**EXERCISE PROMPT:**
Leave out the pictures and return every entry exactly as it appears.

^^^^

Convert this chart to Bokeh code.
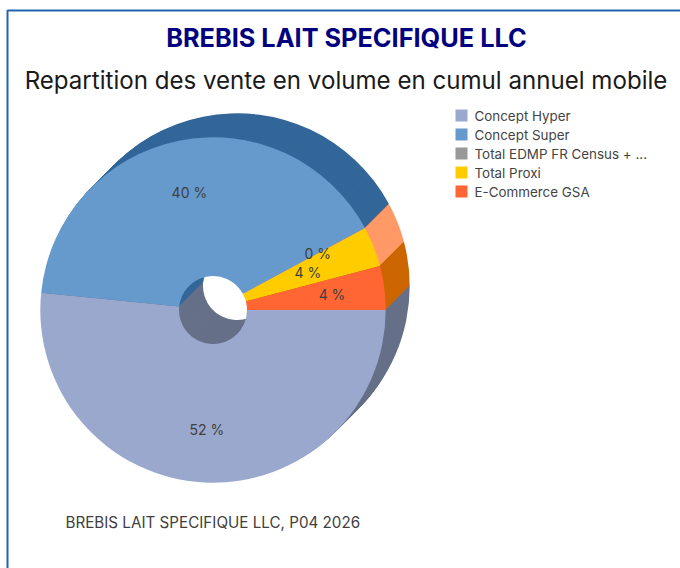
import numpy as np
from bokeh.plotting import figure
from bokeh.models import Range1d
from bokeh.embed import file_html
from bokeh.resources import INLINE
from bokeh.core.properties import value

FONT = "Inter"
categories = ["Concept Hyper", "Concept Super", "Total EDMP FR Census + ...", "Total Proxi", "E-Commerce GSA"]
shares = [51.6, 40.5, 0.05, 3.75, 4.1]
labels = ["52 %", "40 %", "0 %", "4 %", "4 %"]
front_colors = ["#99A8CC", "#6699CC", "#999999", "#FFCC00", "#FF6633"]
back_colors = ["#667088", "#336699", "#666666", "#FF9966", "#CC6600"]
title = "BREBIS LAIT SPECIFIQUE LLC"
subtitle = "Repartition des vente en volume en cumul annuel mobile"
footer = "BREBIS LAIT SPECIFIQUE LLC, P04 2026"

W, H = 680, 568
def X(px): return np.asarray(px, dtype=float)
def Y(py): return H - np.asarray(py, dtype=float)

p = figure(width=W, height=H, output_backend="svg", toolbar_location=None,
           x_range=Range1d(0, W), y_range=Range1d(0, H), min_border=0,
           outline_line_color=None, background_fill_color="white")
p.axis.visible = False
p.grid.visible = False

cx, cy, R, r0, depth = 212.5, 309.5, 172.7, 34.0, 24
edges = np.concatenate([[0], np.cumsum(shares)]) / sum(shares) * 2 * np.pi
starts, ends = -edges[:-1], -edges[1:]

for k in range(depth, 0, -1):
    p.annular_wedge(x=[X(cx + k)] * 5, y=[Y(cy - k)] * 5, inner_radius=r0, outer_radius=R,
                    start_angle=list(ends), end_angle=list(starts), fill_color=back_colors,
                    line_color=None)
p.annular_wedge(x=[X(cx)] * 5, y=[Y(cy)] * 5, inner_radius=r0, outer_radius=R,
                start_angle=list(ends), end_angle=list(starts), fill_color=front_colors,
                line_color=None)

label_r = [120, 120, 119, 102, 120]
mids = (edges[:-1] + edges[1:]) / 2
lx = cx + np.array(label_r) * np.cos(mids)
ly = cy + np.array(label_r) * np.sin(mids)
p.text(x=X(lx), y=Y(ly), text=labels, text_font=value(FONT), text_font_size="14px",
       text_color="#404040", text_align="center", text_baseline="middle")

p.text(x=X([346]), y=Y([37]), text=[title], text_font=value(FONT), text_font_size="25.3px",
       text_font_style="bold", text_color="#000080", text_align="center", text_baseline="middle")
p.text(x=X([345.5]), y=Y([80]), text=[subtitle], text_font=value(FONT), text_font_size="24.1px",
       text_color="#1a1a1a", text_align="center", text_baseline="middle")
p.text(x=X([65]), y=Y([522]), text=[footer], text_font=value(FONT), text_font_size="15.2px",
       text_color="#404040", text_align="left", text_baseline="middle")

ley = 115 + 19 * np.arange(5)
p.rect(x=X([461] * 5), y=Y(ley), width=12, height=12, fill_color=front_colors, line_color=None)
p.text(x=X([474] * 5), y=Y(ley), text=categories, text_font=value(FONT), text_font_size="13.4px",
       text_color="#444444", text_align="left", text_baseline="middle")

p.line(x=X([7, 7, 680]), y=Y([568, 10, 10]), line_color="#1F66AE", line_width=2)

open("out.html", "w").write(file_html(p, INLINE))
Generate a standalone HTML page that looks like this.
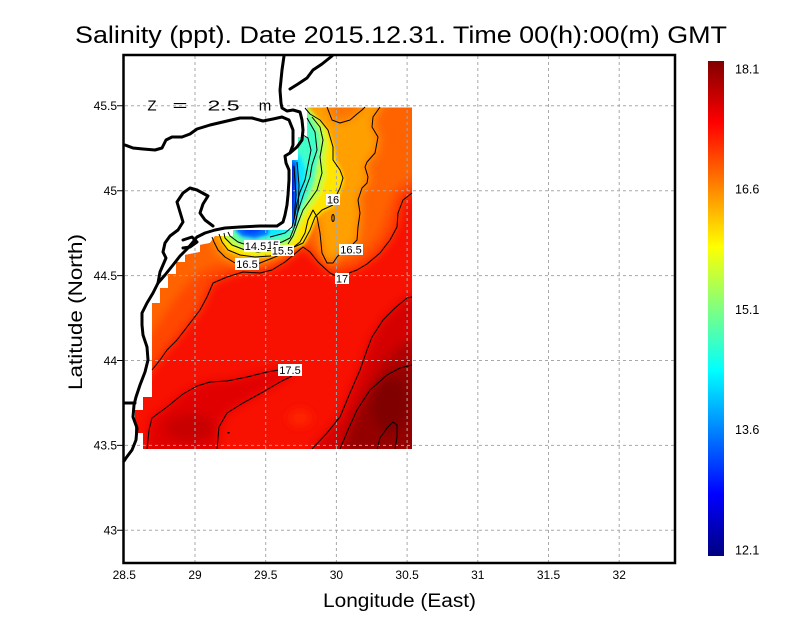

^^^^

**EXERCISE RESPONSE:**
Convert this chart to Bokeh code.
import numpy as np
from bokeh.plotting import figure
from bokeh.models import Range1d
from bokeh.embed import file_html
from bokeh.resources import INLINE
from bokeh.core.properties import value

FONT = "Inter"
categories = ["Concept Hyper", "Concept Super", "Total EDMP FR Census + ...", "Total Proxi", "E-Commerce GSA"]
shares = [51.6, 40.5, 0.05, 3.75, 4.1]
labels = ["52 %", "40 %", "0 %", "4 %", "4 %"]
front_colors = ["#99A8CC", "#6699CC", "#999999", "#FFCC00", "#FF6633"]
back_colors = ["#667088", "#336699", "#666666", "#FF9966", "#CC6600"]
title = "BREBIS LAIT SPECIFIQUE LLC"
subtitle = "Repartition des vente en volume en cumul annuel mobile"
footer = "BREBIS LAIT SPECIFIQUE LLC, P04 2026"

W, H = 680, 568
def X(px): return np.asarray(px, dtype=float)
def Y(py): return H - np.asarray(py, dtype=float)

p = figure(width=W, height=H, output_backend="svg", toolbar_location=None,
           x_range=Range1d(0, W), y_range=Range1d(0, H), min_border=0,
           outline_line_color=None, background_fill_color="white")
p.axis.visible = False
p.grid.visible = False

cx, cy, R, r0, depth = 212.5, 309.5, 172.7, 34.0, 24
edges = np.concatenate([[0], np.cumsum(shares)]) / sum(shares) * 2 * np.pi
starts, ends = -edges[:-1], -edges[1:]

for k in range(depth, 0, -1):
    p.annular_wedge(x=[X(cx + k)] * 5, y=[Y(cy - k)] * 5, inner_radius=r0, outer_radius=R,
                    start_angle=list(ends), end_angle=list(starts), fill_color=back_colors,
                    line_color=None)
p.annular_wedge(x=[X(cx)] * 5, y=[Y(cy)] * 5, inner_radius=r0, outer_radius=R,
                start_angle=list(ends), end_angle=list(starts), fill_color=front_colors,
                line_color=None)

label_r = [120, 120, 119, 102, 120]
mids = (edges[:-1] + edges[1:]) / 2
lx = cx + np.array(label_r) * np.cos(mids)
ly = cy + np.array(label_r) * np.sin(mids)
p.text(x=X(lx), y=Y(ly), text=labels, text_font=value(FONT), text_font_size="14px",
       text_color="#404040", text_align="center", text_baseline="middle")

p.text(x=X([346]), y=Y([37]), text=[title], text_font=value(FONT), text_font_size="25.3px",
       text_font_style="bold", text_color="#000080", text_align="center", text_baseline="middle")
p.text(x=X([345.5]), y=Y([80]), text=[subtitle], text_font=value(FONT), text_font_size="24.1px",
       text_color="#1a1a1a", text_align="center", text_baseline="middle")
p.text(x=X([65]), y=Y([522]), text=[footer], text_font=value(FONT), text_font_size="15.2px",
       text_color="#404040", text_align="left", text_baseline="middle")

ley = 115 + 19 * np.arange(5)
p.rect(x=X([461] * 5), y=Y(ley), width=12, height=12, fill_color=front_colors, line_color=None)
p.text(x=X([474] * 5), y=Y(ley), text=categories, text_font=value(FONT), text_font_size="13.4px",
       text_color="#444444", text_align="left", text_baseline="middle")

p.line(x=X([7, 7, 680]), y=Y([568, 10, 10]), line_color="#1F66AE", line_width=2)

open("out.html", "w").write(file_html(p, INLINE))
Generate a standalone HTML page that looks like this.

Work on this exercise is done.